Other parameters include:

Parameter Name Definition
affymetrix-array-type The probe array type
affymetrix-algorithm-name The name of the algorithm.
affymetrix-cel-cols The number of columns of features (cells)
affymetrix-cel-rows The number of rows of features (cells)
affymetrix-file-version File version.

The DAT file parameters (if available) will be stored within the parent data header object.

The intensity data is stored in a single group called Default Group with 5 data sets. The data sets are defined as:

Data Set Name Description Number of Columns Column Name Column Type Description
Intensity The intensity values for each feature. 1 Intensity FLOAT The intensity value.
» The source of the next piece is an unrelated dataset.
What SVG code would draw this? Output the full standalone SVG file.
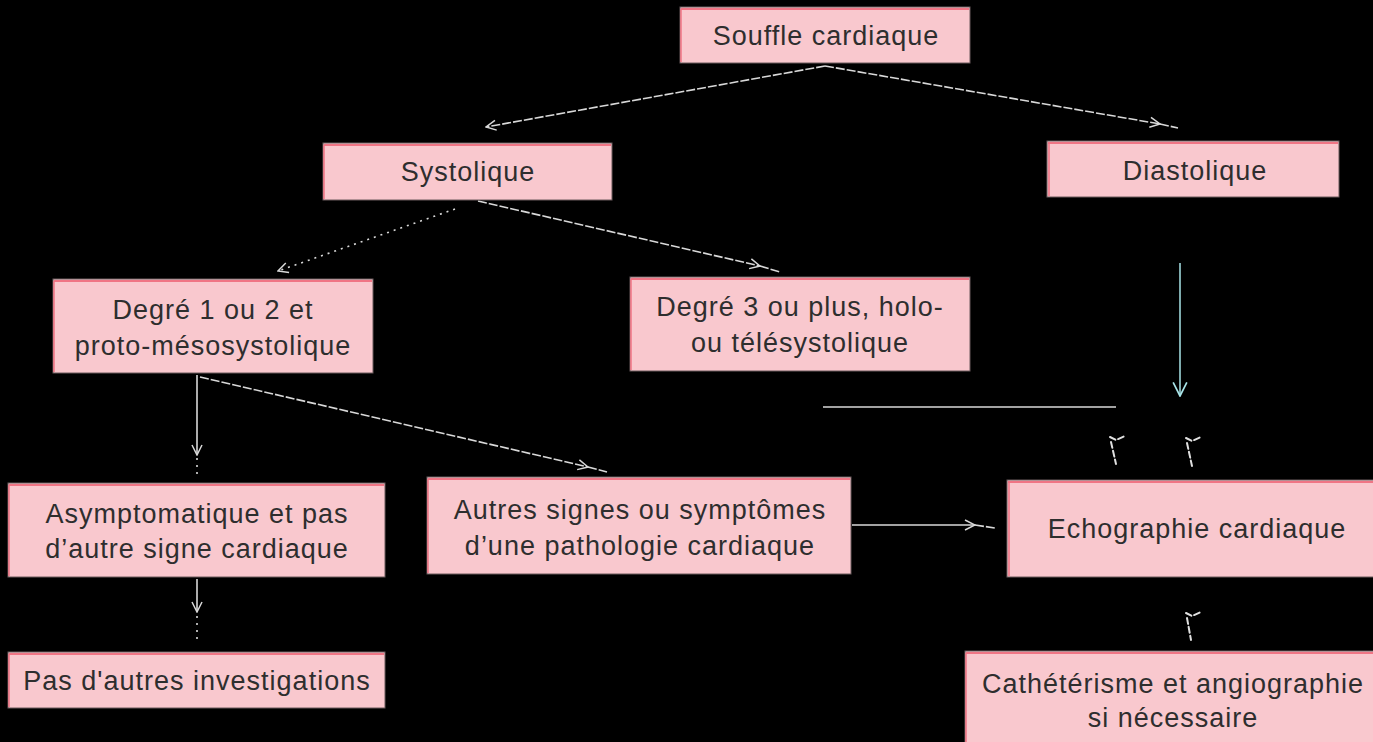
<svg xmlns="http://www.w3.org/2000/svg" width="1373" height="742" viewBox="0 0 1373 742">
<defs>
<style>
.box rect.b{fill:#f9c8ce;stroke:#6a5a5c;stroke-width:1}
.box line.t{stroke:#f07585;stroke-width:2}
.box line.l{stroke:#f07585;stroke-width:1.5}
.box text{font-family:"Liberation Sans",Arial,sans-serif;font-size:27px;fill:#2e2e2e;text-anchor:middle;letter-spacing:1px}
.c{stroke:#d8d8d8;stroke-width:1.6;fill:none}
.d{stroke-dasharray:9 2}
.p{stroke-dasharray:2 5}
.m{stroke:#e0e0e0;stroke-width:2;fill:none;stroke-linecap:round}
</style>
<marker id="a" viewBox="0 0 12 12" refX="11" refY="6" markerWidth="12" markerHeight="12" markerUnits="userSpaceOnUse" orient="auto">
<path d="M1,1 L11,6 L1,11" fill="none" stroke="#d8d8d8" stroke-width="1.5"/>
</marker>
<marker id="ab" viewBox="0 0 14 14" refX="13" refY="7" markerWidth="16" markerHeight="16" markerUnits="userSpaceOnUse" orient="auto">
<path d="M1,1 L13,7 L1,13" fill="none" stroke="#a8e4e8" stroke-width="1.5"/>
</marker>
</defs>
<rect width="1373" height="742" fill="#000"/>
<g id="connectors">
<line class="c d" x1="825" y1="66" x2="486" y2="127" marker-end="url(#a)"/>
<line class="c d" x1="825" y1="66" x2="1160" y2="124" marker-end="url(#a)"/>
<line class="c d" x1="1160" y1="124" x2="1178" y2="128"/>
<line class="c p" x1="455" y1="209" x2="278" y2="271" marker-end="url(#a)"/>
<line class="c d" x1="478" y1="201" x2="760" y2="266" marker-end="url(#a)"/>
<line class="c d" x1="760" y1="266" x2="780" y2="272"/>
<line x1="1180" y1="263" x2="1180" y2="396" stroke="#a8e4e8" stroke-width="1.5" marker-end="url(#ab)"/>
<line class="c" x1="823" y1="407" x2="1116" y2="407" stroke-width="2"/>
<line class="c" x1="197" y1="375" x2="197" y2="455" marker-end="url(#a)"/>
<line class="c p" x1="197" y1="458" x2="197" y2="476"/>
<line class="c d" x1="200" y1="377" x2="588" y2="467" marker-end="url(#a)"/>
<line class="c d" x1="588" y1="467" x2="607" y2="472"/>
<line class="c" x1="197" y1="579" x2="197" y2="612" marker-end="url(#a)"/>
<line class="c p" x1="197" y1="616" x2="197" y2="642"/>
<line class="c" x1="852" y1="525" x2="975" y2="525" stroke-width="2" marker-end="url(#a)"/>
<line class="c d" x1="975" y1="525" x2="995" y2="528"/>
<path class="m" d="M1110,437 L1116,440 L1125,436 M1111,442 L1116,464" stroke-dasharray="6 3"/>
<path class="m" d="M1186,438 L1192,441 L1201,437 M1187,443 L1192,466" stroke-dasharray="6 3"/>
<path class="m" d="M1186,613 L1192,616 L1201,612 M1187,618 L1191,640" stroke-dasharray="6 3"/>
</g>
<g id="souffle" class="box">
<rect class="b" x="680" y="7" width="290" height="56"/>
<line class="t" x1="681" y1="9" x2="969" y2="9"/><line class="l" x1="681" y1="9" x2="681" y2="62"/>
<text x="826" y="45">Souffle cardiaque</text>
</g>
<g id="systolique" class="box">
<rect class="b" x="323" y="143" width="289" height="57"/>
<line class="t" x1="324" y1="145" x2="611" y2="145"/><line class="l" x1="324" y1="145" x2="324" y2="199"/>
<text x="468" y="181">Systolique</text>
</g>
<g id="diastolique" class="box">
<rect class="b" x="1047" y="141" width="292" height="56"/>
<line class="t" x1="1048" y1="143" x2="1338" y2="143"/><line class="l" x1="1049" y1="143" x2="1049" y2="196"/>
<text x="1195" y="180">Diastolique</text>
</g>
<g id="degre12" class="box">
<rect class="b" x="53" y="279" width="320" height="94"/>
<line class="t" x1="54" y1="281" x2="372" y2="281"/><line class="l" x1="54" y1="281" x2="54" y2="372"/>
<text x="213" y="319">Degré 1 ou 2 et</text>
<text x="213" y="355">proto-mésosystolique</text>
</g>
<g id="degre3" class="box">
<rect class="b" x="630" y="277" width="340" height="94"/>
<line class="t" x1="631" y1="279" x2="969" y2="279"/><line class="l" x1="631" y1="279" x2="631" y2="370"/>
<text x="800" y="316">Degré 3 ou plus, holo-</text>
<text x="800" y="352">ou télésystolique</text>
</g>
<g id="asymptomatique" class="box">
<rect class="b" x="8" y="483" width="377" height="94"/>
<line class="t" x1="9" y1="485" x2="384" y2="485"/><line class="l" x1="9" y1="485" x2="9" y2="576"/>
<text x="197" y="523">Asymptomatique et pas</text>
<text x="197" y="558">d’autre signe cardiaque</text>
</g>
<g id="autres" class="box">
<rect class="b" x="427" y="477" width="424" height="97"/>
<line class="t" x1="428" y1="479" x2="850" y2="479"/><line class="l" x1="428" y1="479" x2="428" y2="573"/>
<text x="640" y="519">Autres signes ou symptômes</text>
<text x="640" y="555">d’une pathologie cardiaque</text>
</g>
<g id="echographie" class="box">
<rect class="b" x="1007" y="480" width="370" height="97"/>
<line class="t" x1="1008" y1="482" x2="1373" y2="482"/><line class="l" x1="1009" y1="482" x2="1009" y2="576"/>
<text x="1197" y="538">Echographie cardiaque</text>
</g>
<g id="pasdautres" class="box">
<rect class="b" x="8" y="652" width="377" height="56"/>
<line class="t" x1="9" y1="654" x2="384" y2="654"/><line class="l" x1="9" y1="654" x2="9" y2="707"/>
<text x="197" y="690">Pas d'autres investigations</text>
</g>
<g id="catheterisme" class="box">
<rect class="b" x="965" y="651" width="412" height="95"/>
<line class="t" x1="966" y1="653" x2="1373" y2="653"/><line class="l" x1="966" y1="653" x2="966" y2="742"/>
<text x="1173" y="693">Cathétérisme et angiographie</text>
<text x="1173" y="727">si nécessaire</text>
</g>
</svg>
The row order is the same as defined in the GCOS CEL file.
StdDev The standard deviations of the intensity values. 1 StdDev FLOAT The standard deviation value. The row order is the same as defined in the GCOS CEL file.
Pixel The number of pixels used to calculate the intensity values. 1 Pixel SHORT SHORT - The pixel count value. The row order is the same as defined in the GCOS CEL file.
Outlier The X/Y coordinates of those features called as outliers by the algorithm. 2 X

Y

SHORT

SHORT

The X coordinate of the outlier cell.

The Y coordinate of the outlier cell.

Mask The X/Y coordinates of the user masked features. 2 X

Y

SHORT

SHORT

The X coordinate of the outlier cell.

The Y coordinate of the outlier cell.